Source material:
::::

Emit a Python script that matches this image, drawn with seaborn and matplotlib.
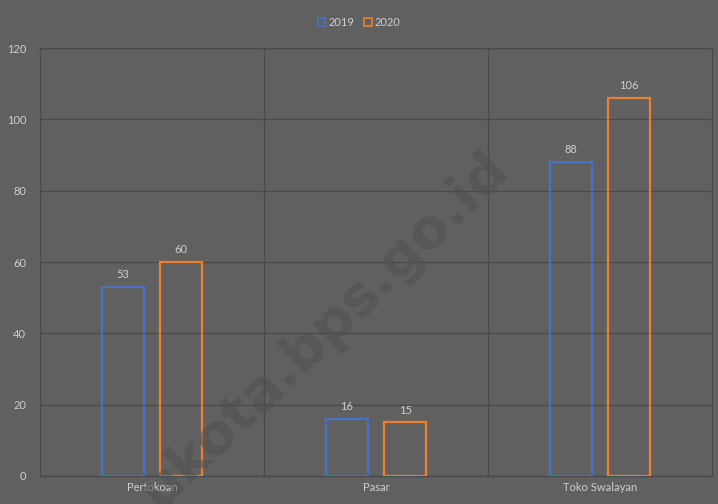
import matplotlib
matplotlib.use("Agg")
import matplotlib.pyplot as plt
import pandas as pd
import seaborn as sns
from matplotlib.patches import Patch

# data
categories = ["Pertokoan", "Pasar", "Toko Swalayan"]
years = ["2019", "2020"]
values_2019 = [53, 16, 88]
values_2020 = [60, 15, 106]
yticks = [0, 20, 40, 60, 80, 100, 120]

df = pd.DataFrame({
    "kategori": categories * 2,
    "tahun": [years[0]] * 3 + [years[1]] * 3,
    "nilai": values_2019 + values_2020,
})

bg = "#606060"
grid_c = "#4a4a4a"
text_c = "#cfcfcf"
colors = {"2019": "#4472C4", "2020": "#ED7D31"}

sns.set_style("white")
plt.rcParams["font.family"] = ["Lato", "DejaVu Sans"]
fig = plt.figure(figsize=(7.18, 5.04), dpi=100, facecolor=bg)
ax = fig.add_axes([0.0557, 0.0556, 0.9359, 0.849])
ax.set_facecolor(bg)

sns.barplot(data=df, x="kategori", y="nilai", hue="tahun", order=categories,
            hue_order=years, palette=colors, fill=False, width=0.52, gap=0.27,
            linewidth=1.6, legend=False, ax=ax, zorder=3)

# label nilai di atas batang
for c in ax.containers:
    ax.bar_label(c, padding=5, color=text_c, fontsize=8)

ax.set_ylim(0, 120)
ax.set_xlim(-0.5, 2.5)
ax.set_yticks(yticks)
ax.yaxis.grid(True, color=grid_c, linewidth=1)
for xv in [0.5, 1.5]:
    ax.axvline(xv, color=grid_c, linewidth=1, zorder=1)
for s in ax.spines.values():
    s.set_color(grid_c)
    s.set_linewidth(1)
ax.tick_params(length=0, colors=text_c, labelsize=8)
ax.tick_params(axis="y", pad=10)
ax.tick_params(axis="x", pad=4)
ax.set_xlabel("")
ax.set_ylabel("")

# legenda
handles = [Patch(facecolor="none", edgecolor=colors[y], linewidth=1.2, label=y) for y in years]
fig.legend(handles=handles, loc="center", bbox_to_anchor=(0.5, 0.956), ncol=2,
           frameon=False, fontsize=8, labelcolor=text_c, handlelength=0.7,
           handleheight=0.7, handletextpad=0.25, columnspacing=0.9)

# watermark
fig.text(0.452, 0.345, "ukota.bps.go.id", rotation=44, fontsize=40, fontweight="bold",
         family="DejaVu Sans", color="#4f4f4f", alpha=0.5, ha="center", va="center",
         zorder=0)

fig.savefig("out.png", dpi=100, facecolor=bg)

::::

Work instructions:
Repeat the lines exactly as they stand, from the opening line of the data through the line with "ax.set_facecolor(bg)". Pictures stay out of the copy.

Reply:
Emit a Python script that matches this image, drawn with seaborn and matplotlib.
import matplotlib
matplotlib.use("Agg")
import matplotlib.pyplot as plt
import pandas as pd
import seaborn as sns
from matplotlib.patches import Patch

# data
categories = ["Pertokoan", "Pasar", "Toko Swalayan"]
years = ["2019", "2020"]
values_2019 = [53, 16, 88]
values_2020 = [60, 15, 106]
yticks = [0, 20, 40, 60, 80, 100, 120]

df = pd.DataFrame({
    "kategori": categories * 2,
    "tahun": [years[0]] * 3 + [years[1]] * 3,
    "nilai": values_2019 + values_2020,
})

bg = "#606060"
grid_c = "#4a4a4a"
text_c = "#cfcfcf"
colors = {"2019": "#4472C4", "2020": "#ED7D31"}

sns.set_style("white")
plt.rcParams["font.family"] = ["Lato", "DejaVu Sans"]
fig = plt.figure(figsize=(7.18, 5.04), dpi=100, facecolor=bg)
ax = fig.add_axes([0.0557, 0.0556, 0.9359, 0.849])
ax.set_facecolor(bg)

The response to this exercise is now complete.